This band don't do small, and they don't do subtle. As the gig begins I am staring up at three giant illuminated tenement towers when they suddenly rip down the middle to reveal the three members of Muse – the bird-like Matt Bellamy, the elf-like Dom Howard and the dad-like Chris Wolstenholme – perched on podiums 20ft above our heads like the goodies inside the world's biggest Christmas cracker.

The we-are-Übermensch visual message is so grin-inducing that you almost don't notice that they're playing "Uprising", the revolutionary lead single from The Resistance, the trio's most political album. "They will not control us/We will be victorious," Bellamy croons, and mutters: "It's time the fat cats had a heart attack."

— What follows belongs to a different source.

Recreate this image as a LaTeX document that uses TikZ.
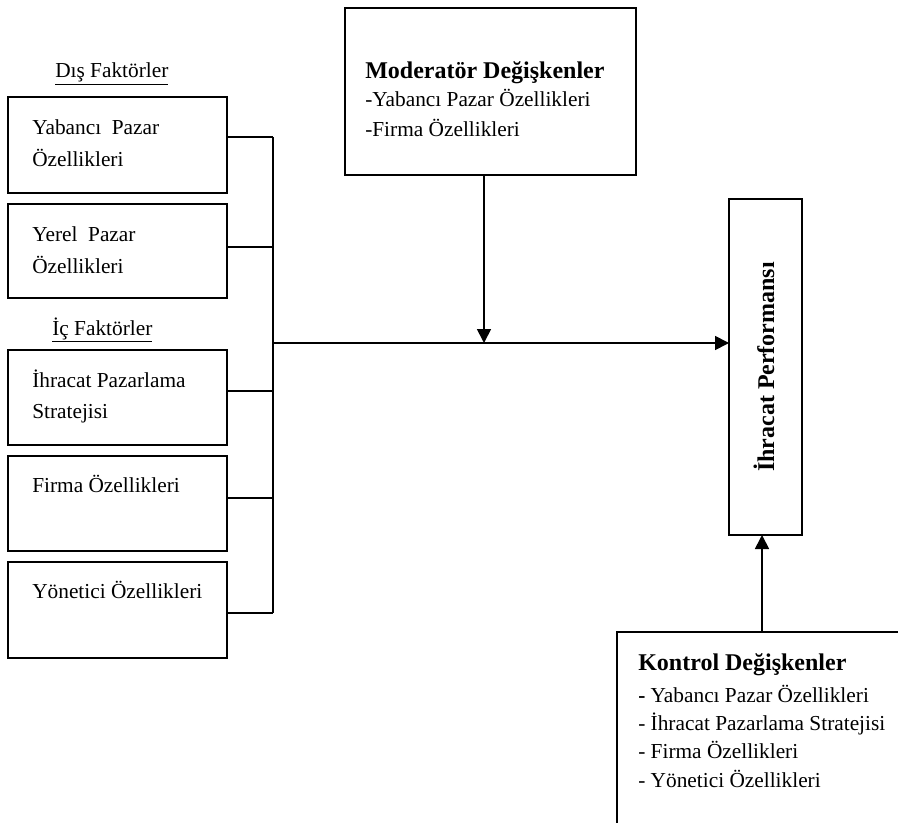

What's frustrating about Muse is their unwillingness to dish dirt, name names or nail their colours to a specific mast. Then again, if Bellamy can at least persuade a percentage of his hordes to be less passive and more questioning, he's made a difference.

If "Uprising" is Billy Idol's "White Wedding" through a Goldfrapp filter, then "Supermassive Black Hole" is essentially Prince's "Kiss" played by Metallica. "Guiding Light" is Ultravox's "Vienna" played by Queen, and "United States of Eurasia" is "We Are the Champions" played by a crazed conspiracy theorist, and so on.

What's guaranteed about Muse is that they will always rock, and it will always be baroque. From the big bastard riff of "New Born" through the cathartic, lung-bursting double of "Plug in Baby" and "Time is Running Out" to the berserk cavalry charge finale of "Knights of Cydonia".

You can also always be sure that their shtick is never knowingly underdone, from the duelling green lasers to the big perspex piano to Bellamy's shamelessly stagey way of drrrawing ouuut a syllable.

Breaking news: Muse in "still brilliant live band" shocker. Now, from the awesome to the merely "ossum". It's always gratifying, in some minor way, when a band who are stadium-fillers in the US aren't even club-fillers over here. When they do visit these shores, their profile is roughly on a par with other foreign acts who are punted as "The Russian Britney" but who only really play to expats in London theatres. For the time being, this is the status of 3OH!3, a duo of gonzo white rappers at the forefront of the "crunk-core" wave, whose main inspirations appear to be the Beasties before Buddhism and The Bloodhound Gang on "The Bad Touch", and whose double-handed gang sign, which involves making the shape of a gaping orifice by touching the tips of your thumbs and index fingers, leaving three spare fingers either side (three, O, three ... see what they did there?), threatens to eclipse any of their songs.

Americans, by and large, have never "got" techno, but if you stick a couple of clowns up front yelling about bitches and the like, they love it. Back home, 3OH!3 are the biggest thing to come out of Colorado since South Park. In Cardiff on a rainy Monday, they struggle to fill an 800-capacity club with a crowd so young that you need special wristbands to get served at the bar.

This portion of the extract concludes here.